— Begin —
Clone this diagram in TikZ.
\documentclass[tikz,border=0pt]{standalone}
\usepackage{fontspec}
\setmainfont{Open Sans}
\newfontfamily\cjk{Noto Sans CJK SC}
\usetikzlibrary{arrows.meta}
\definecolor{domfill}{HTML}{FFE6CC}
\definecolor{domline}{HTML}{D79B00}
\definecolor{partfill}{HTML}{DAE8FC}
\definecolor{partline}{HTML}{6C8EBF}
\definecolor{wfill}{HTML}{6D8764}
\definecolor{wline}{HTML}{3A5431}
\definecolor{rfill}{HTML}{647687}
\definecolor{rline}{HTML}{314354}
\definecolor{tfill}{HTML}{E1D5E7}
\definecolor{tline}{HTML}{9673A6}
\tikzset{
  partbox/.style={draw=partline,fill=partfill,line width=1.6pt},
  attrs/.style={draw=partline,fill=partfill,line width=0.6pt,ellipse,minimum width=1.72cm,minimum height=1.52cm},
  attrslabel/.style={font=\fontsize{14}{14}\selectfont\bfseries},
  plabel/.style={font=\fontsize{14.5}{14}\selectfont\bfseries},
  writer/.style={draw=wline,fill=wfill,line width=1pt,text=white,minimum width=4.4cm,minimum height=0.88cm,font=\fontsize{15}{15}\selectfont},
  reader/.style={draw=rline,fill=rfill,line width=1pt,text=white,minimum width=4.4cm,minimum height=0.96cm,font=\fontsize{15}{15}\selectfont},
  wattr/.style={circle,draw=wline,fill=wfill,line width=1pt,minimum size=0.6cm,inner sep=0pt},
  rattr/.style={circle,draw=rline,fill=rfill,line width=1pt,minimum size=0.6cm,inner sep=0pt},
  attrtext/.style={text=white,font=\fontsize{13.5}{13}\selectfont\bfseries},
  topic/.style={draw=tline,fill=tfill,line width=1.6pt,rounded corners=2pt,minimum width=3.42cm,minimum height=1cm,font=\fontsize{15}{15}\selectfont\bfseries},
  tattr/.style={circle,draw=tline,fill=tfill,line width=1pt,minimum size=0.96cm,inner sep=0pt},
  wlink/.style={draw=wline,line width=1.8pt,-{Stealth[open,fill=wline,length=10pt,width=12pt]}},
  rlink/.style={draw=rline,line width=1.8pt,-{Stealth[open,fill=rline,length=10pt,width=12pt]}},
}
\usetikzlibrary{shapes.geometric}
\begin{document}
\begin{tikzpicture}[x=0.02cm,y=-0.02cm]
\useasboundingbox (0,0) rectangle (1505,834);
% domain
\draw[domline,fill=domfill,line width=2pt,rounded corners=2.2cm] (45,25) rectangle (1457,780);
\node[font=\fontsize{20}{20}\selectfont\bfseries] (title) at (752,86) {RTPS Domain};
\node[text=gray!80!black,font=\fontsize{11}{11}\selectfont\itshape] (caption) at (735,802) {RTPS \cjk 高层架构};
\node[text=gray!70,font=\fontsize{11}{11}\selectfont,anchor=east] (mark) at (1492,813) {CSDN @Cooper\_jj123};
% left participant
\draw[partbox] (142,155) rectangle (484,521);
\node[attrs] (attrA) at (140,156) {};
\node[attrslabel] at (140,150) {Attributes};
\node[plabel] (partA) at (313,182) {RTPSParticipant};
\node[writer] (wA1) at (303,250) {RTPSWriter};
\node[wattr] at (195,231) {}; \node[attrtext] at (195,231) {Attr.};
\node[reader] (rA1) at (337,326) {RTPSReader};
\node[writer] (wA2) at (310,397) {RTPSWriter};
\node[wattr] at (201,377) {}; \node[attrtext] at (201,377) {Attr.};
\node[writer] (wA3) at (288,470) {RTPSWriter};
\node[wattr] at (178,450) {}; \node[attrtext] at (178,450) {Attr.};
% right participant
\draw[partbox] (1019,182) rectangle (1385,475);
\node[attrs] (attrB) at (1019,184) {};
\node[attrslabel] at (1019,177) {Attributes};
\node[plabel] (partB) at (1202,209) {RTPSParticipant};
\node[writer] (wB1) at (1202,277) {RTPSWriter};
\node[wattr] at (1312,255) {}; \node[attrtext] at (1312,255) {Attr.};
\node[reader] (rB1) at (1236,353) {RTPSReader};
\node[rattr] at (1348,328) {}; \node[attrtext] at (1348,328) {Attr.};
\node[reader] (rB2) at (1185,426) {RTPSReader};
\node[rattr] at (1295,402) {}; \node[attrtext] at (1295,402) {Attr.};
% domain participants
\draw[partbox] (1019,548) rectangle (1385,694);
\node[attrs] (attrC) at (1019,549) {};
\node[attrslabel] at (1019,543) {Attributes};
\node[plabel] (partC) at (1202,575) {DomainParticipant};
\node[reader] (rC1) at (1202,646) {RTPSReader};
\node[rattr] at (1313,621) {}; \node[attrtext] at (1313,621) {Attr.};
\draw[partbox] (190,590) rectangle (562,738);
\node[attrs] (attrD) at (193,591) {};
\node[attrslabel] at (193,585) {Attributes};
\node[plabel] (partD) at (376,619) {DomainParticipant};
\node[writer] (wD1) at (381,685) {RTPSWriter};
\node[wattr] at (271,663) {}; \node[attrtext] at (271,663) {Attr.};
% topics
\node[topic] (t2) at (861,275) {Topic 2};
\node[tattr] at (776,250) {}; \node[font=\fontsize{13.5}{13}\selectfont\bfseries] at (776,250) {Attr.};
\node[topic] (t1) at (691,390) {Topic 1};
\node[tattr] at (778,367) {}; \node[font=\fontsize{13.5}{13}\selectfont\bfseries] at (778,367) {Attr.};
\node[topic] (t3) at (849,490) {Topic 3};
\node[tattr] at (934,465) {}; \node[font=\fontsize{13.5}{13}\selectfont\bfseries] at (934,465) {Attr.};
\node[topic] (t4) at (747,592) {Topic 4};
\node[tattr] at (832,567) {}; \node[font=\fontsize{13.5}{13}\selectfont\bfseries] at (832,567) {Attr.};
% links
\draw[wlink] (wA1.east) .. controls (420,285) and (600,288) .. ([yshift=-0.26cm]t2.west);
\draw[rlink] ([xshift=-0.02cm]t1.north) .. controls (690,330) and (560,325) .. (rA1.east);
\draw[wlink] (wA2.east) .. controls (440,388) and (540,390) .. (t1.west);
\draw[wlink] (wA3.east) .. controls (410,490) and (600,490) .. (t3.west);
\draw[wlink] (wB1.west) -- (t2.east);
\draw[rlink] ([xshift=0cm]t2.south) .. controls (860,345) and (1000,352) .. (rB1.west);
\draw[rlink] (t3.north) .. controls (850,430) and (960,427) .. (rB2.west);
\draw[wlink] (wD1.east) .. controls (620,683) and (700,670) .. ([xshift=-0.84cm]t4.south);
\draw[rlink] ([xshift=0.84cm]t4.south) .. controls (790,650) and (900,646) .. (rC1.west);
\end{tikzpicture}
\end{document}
— End —
— Begin —
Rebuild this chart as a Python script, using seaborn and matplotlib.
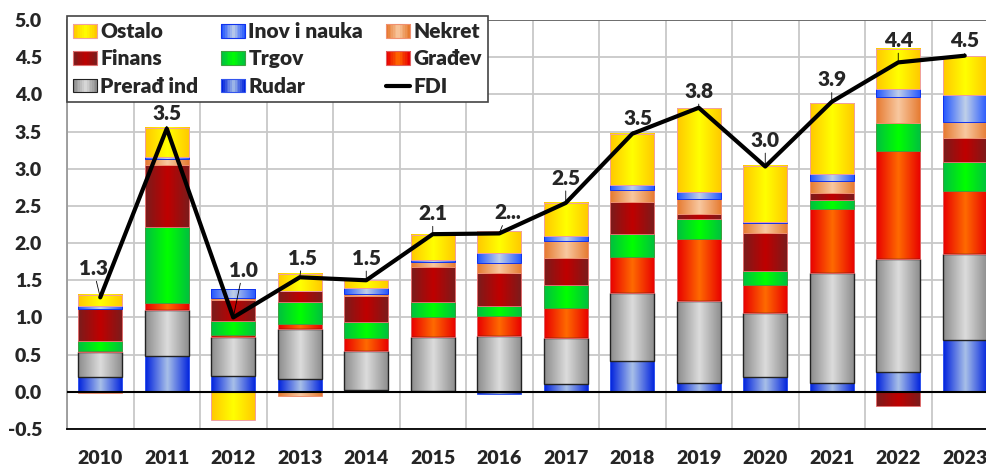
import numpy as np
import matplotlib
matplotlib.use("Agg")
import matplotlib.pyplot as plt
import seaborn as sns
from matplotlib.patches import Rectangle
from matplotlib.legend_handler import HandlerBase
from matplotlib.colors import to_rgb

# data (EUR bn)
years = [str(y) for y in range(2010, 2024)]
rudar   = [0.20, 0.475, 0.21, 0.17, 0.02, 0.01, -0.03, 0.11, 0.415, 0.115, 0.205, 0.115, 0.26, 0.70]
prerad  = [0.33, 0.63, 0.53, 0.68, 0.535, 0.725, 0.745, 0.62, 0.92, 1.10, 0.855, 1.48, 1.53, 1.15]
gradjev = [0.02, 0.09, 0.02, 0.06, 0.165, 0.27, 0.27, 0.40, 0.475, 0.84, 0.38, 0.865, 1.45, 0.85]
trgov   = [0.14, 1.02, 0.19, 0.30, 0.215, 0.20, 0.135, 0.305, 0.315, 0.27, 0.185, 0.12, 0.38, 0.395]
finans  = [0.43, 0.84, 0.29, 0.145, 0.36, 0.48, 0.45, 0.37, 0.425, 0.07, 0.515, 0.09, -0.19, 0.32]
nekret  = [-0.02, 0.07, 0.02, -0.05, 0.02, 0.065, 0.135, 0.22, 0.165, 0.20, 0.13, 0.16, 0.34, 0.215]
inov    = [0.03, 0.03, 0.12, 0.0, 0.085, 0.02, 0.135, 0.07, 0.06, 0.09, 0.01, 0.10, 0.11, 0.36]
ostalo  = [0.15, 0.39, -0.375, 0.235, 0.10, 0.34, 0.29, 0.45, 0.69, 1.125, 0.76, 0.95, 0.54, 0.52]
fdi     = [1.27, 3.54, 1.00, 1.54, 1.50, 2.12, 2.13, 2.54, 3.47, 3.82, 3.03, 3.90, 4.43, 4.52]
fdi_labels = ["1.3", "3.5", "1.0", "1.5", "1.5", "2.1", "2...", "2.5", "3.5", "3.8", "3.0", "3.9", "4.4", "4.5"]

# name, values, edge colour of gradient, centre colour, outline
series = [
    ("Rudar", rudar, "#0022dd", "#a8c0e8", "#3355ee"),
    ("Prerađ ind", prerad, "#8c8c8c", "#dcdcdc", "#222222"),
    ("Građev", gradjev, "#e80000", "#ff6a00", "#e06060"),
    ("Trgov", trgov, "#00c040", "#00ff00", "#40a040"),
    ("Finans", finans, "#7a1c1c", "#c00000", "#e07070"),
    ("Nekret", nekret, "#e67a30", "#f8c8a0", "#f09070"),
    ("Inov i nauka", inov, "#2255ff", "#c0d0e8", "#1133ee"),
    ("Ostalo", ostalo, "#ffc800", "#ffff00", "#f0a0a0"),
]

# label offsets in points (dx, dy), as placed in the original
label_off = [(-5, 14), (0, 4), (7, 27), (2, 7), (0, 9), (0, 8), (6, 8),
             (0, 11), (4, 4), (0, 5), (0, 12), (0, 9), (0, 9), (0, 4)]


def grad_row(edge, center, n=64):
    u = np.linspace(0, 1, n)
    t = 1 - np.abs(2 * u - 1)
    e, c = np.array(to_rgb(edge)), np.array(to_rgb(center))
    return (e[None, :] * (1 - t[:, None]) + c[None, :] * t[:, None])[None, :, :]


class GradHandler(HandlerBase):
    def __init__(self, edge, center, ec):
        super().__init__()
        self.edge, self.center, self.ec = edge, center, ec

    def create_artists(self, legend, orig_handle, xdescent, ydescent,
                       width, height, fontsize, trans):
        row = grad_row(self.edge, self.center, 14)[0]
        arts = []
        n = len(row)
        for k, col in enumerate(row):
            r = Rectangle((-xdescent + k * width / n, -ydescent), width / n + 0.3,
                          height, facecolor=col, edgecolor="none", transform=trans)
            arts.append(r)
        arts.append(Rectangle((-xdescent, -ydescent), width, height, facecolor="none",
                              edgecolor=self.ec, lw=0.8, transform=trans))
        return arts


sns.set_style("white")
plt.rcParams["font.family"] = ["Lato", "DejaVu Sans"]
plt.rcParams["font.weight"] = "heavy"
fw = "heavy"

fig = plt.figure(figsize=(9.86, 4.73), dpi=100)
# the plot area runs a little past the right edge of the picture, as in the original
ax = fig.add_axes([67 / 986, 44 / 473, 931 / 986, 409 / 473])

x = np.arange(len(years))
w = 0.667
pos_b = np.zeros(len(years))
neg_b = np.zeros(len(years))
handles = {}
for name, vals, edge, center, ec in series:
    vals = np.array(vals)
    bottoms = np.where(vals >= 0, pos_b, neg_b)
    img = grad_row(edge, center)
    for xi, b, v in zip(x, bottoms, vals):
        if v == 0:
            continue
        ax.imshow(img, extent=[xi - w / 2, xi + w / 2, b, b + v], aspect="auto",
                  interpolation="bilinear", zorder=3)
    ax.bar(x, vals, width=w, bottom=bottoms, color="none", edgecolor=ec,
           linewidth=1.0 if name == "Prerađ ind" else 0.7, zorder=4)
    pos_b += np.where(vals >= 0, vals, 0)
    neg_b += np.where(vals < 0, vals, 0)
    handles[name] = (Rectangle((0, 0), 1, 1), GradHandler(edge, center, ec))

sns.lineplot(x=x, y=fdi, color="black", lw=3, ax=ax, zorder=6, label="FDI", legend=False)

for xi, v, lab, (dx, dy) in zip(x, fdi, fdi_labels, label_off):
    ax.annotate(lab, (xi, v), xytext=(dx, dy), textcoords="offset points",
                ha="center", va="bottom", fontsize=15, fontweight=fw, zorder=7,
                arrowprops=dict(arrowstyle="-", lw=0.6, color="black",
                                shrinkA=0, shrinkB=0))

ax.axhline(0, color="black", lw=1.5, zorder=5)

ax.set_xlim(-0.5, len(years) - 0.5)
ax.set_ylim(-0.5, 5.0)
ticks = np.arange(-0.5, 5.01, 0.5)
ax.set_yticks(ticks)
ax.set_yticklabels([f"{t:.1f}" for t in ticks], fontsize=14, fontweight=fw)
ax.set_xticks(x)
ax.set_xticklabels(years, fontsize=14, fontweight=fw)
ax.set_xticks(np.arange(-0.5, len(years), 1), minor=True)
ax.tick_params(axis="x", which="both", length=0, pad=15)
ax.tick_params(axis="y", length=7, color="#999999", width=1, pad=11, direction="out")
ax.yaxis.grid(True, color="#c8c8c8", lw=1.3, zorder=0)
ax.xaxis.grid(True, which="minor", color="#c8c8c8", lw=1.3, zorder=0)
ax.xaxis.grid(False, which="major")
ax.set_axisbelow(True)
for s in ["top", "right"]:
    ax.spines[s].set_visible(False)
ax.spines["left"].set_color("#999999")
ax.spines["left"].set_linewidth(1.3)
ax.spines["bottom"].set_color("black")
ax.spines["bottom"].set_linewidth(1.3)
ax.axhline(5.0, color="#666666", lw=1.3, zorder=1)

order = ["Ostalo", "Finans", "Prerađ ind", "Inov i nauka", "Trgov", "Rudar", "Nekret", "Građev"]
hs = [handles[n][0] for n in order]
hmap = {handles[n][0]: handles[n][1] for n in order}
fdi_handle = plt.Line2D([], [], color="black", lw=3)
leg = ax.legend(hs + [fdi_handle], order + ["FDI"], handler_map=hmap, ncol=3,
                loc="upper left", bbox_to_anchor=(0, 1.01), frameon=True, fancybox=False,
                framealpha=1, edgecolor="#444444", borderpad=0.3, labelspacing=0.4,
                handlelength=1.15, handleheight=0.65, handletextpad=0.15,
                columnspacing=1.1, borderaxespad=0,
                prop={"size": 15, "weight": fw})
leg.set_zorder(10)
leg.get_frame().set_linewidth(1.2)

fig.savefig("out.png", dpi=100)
— End —
> [Exercise details]
Leave out every picture, then retype exactly the lines from the one containing "Rebuild this chart" through the one containing "from matplotlib.colors import to_rgb".

> [Answer]
Rebuild this chart as a Python script, using seaborn and matplotlib.
import numpy as np
import matplotlib
matplotlib.use("Agg")
import matplotlib.pyplot as plt
import seaborn as sns
from matplotlib.patches import Rectangle
from matplotlib.legend_handler import HandlerBase
from matplotlib.colors import to_rgb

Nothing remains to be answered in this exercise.